There comes a moment when the meeting breaks up and the faculty is done with the formal business. The department chair doesn’t have a gavel but he waves a sheaf of papers and thanks everyone for coming. This is when it always happens: the faculty locks eyes collectively and start talking. I don’t know how many times I’ve been in this warp of ophto-centrism but it’s a routine fact of life. I’m on the “outs” unable to join a conversation. I sit for a time at the edge of the room and listen to the admixture of talkers—a vocal arrangement that’s part driven by familiarity and part by the myriad disasters of the super-ego; part collective relief now the official business is over, part diminuendo of sorts—like cocktail party chatter, a kind of spoken card play. Bridge.
My disability can produce routine states of loneliness. I’m unable to join the room though my only problem is seeing or not seeing. Sighted people are neurologically wired to look into one another’s eyes. Then, liking or not liking what they see there, they talk like espresso drinkers.
Instantly I feel a wash of loneliness. It’s the kind of loneliness one finds in certain poems by Lorca. Paths overgrown with brush appear. The heart feels it is a little island in the infinite. Worse: I’m thrown back into a childhood experience of solitude. I’m once more that blind kid living at the end of the dead end road.
This happens at the end of an ordinary meeting. It happens at the conclusion of a public assembly when the audience gathers in the aisles or in the foyer to talk about the ceremonies. It happens at the intermission at the concert hall.
I’m used to this. I’m not without the correspondent balances of brain jazz and. tom foolery that define the inner life.
But it’s lonely for whole moments. I will never be able to do anything about this. I can’t get up from my seat and walk into a cluster of unidentifiable people—elbow my way into a klatch of talkers. Nor can I just sit there at the edges of the talk. So I get up and walk outside with my dog.
Yes this is a small sadness. It has no serious relationship to large sadness which is grievous and virtually unendurable. I’d say what I’m talking about belongs in a category of miniature isolations like the ones that the elderly know or the parents of teenagers who are deemed ignorant and superfluous by their once loving children.
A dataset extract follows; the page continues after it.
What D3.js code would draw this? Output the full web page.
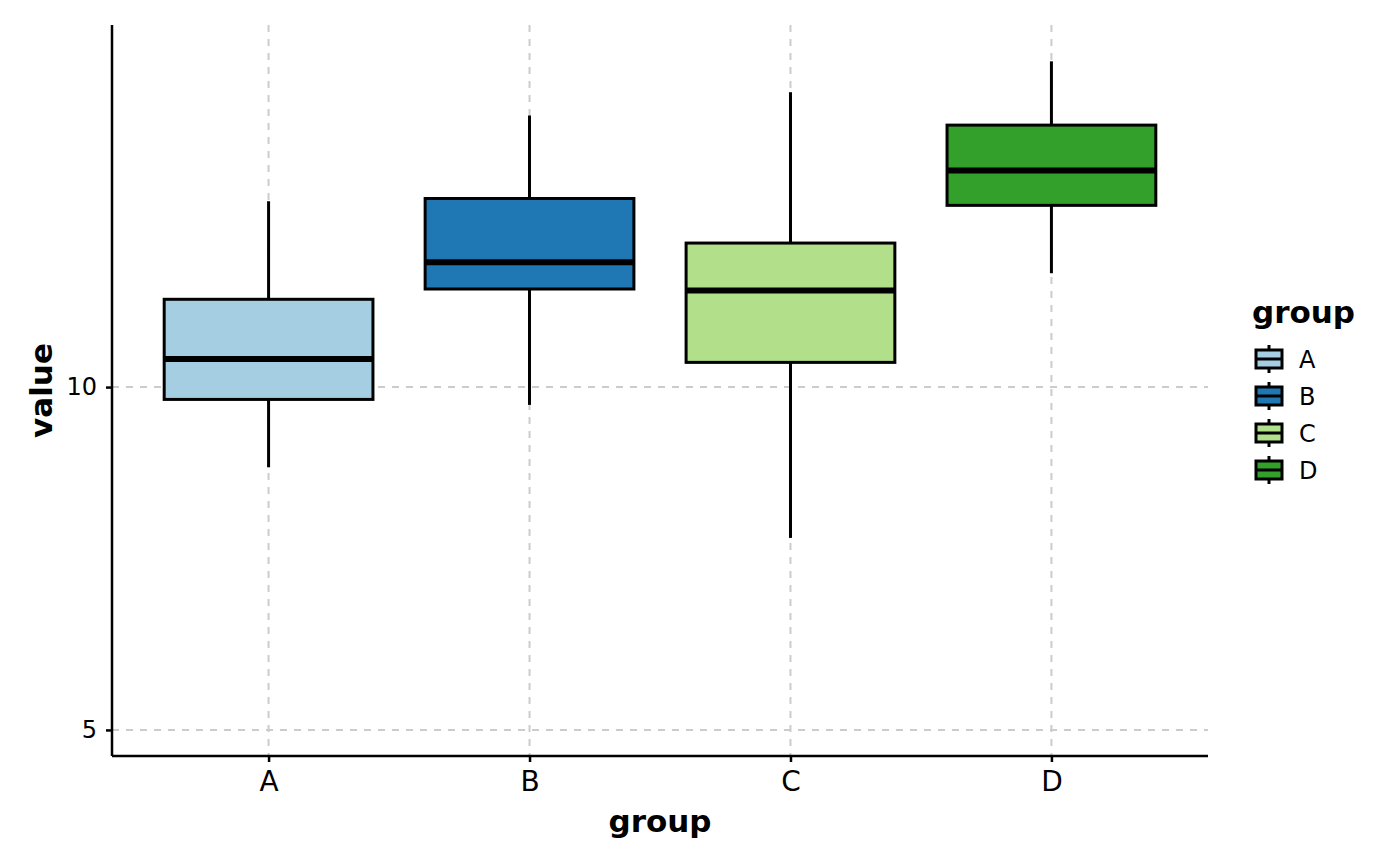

My father was in the Army Air Corps during World War II. He used to say “upward and onward” when far down in his inner life he was suffused with this condition I’m now calling the miniature pony of solo despond.
We just get on with it.
We keep our powder dry. We save our complaints for something big.
I’ve always loved the joke about the parents who have a son who after the age of 2 when most kids start speaking remains strangely silent. They take the boy to doctor after doctor. The specialists say there’s nothing wrong with the boy. Meanwhile he doesn’t speak. Until one day when he’s around 8 years old he says suddenly “The toast is burned!” His mother drops to her knees, grabs his hands, says: “Oh you can talk! You can! Thank God! Tell me, why did you never say anything before?” The boy looks at his mother and says: “There wasn’t anything wrong until just now.”
SK
“Sighted people are neurologically wired to look into one another’s eyes. Then, liking or not liking what they see there, they talk like espresso drinkers.”
So what do I do as a sighted person if I want to make that contact with you? Come over to you and touch you?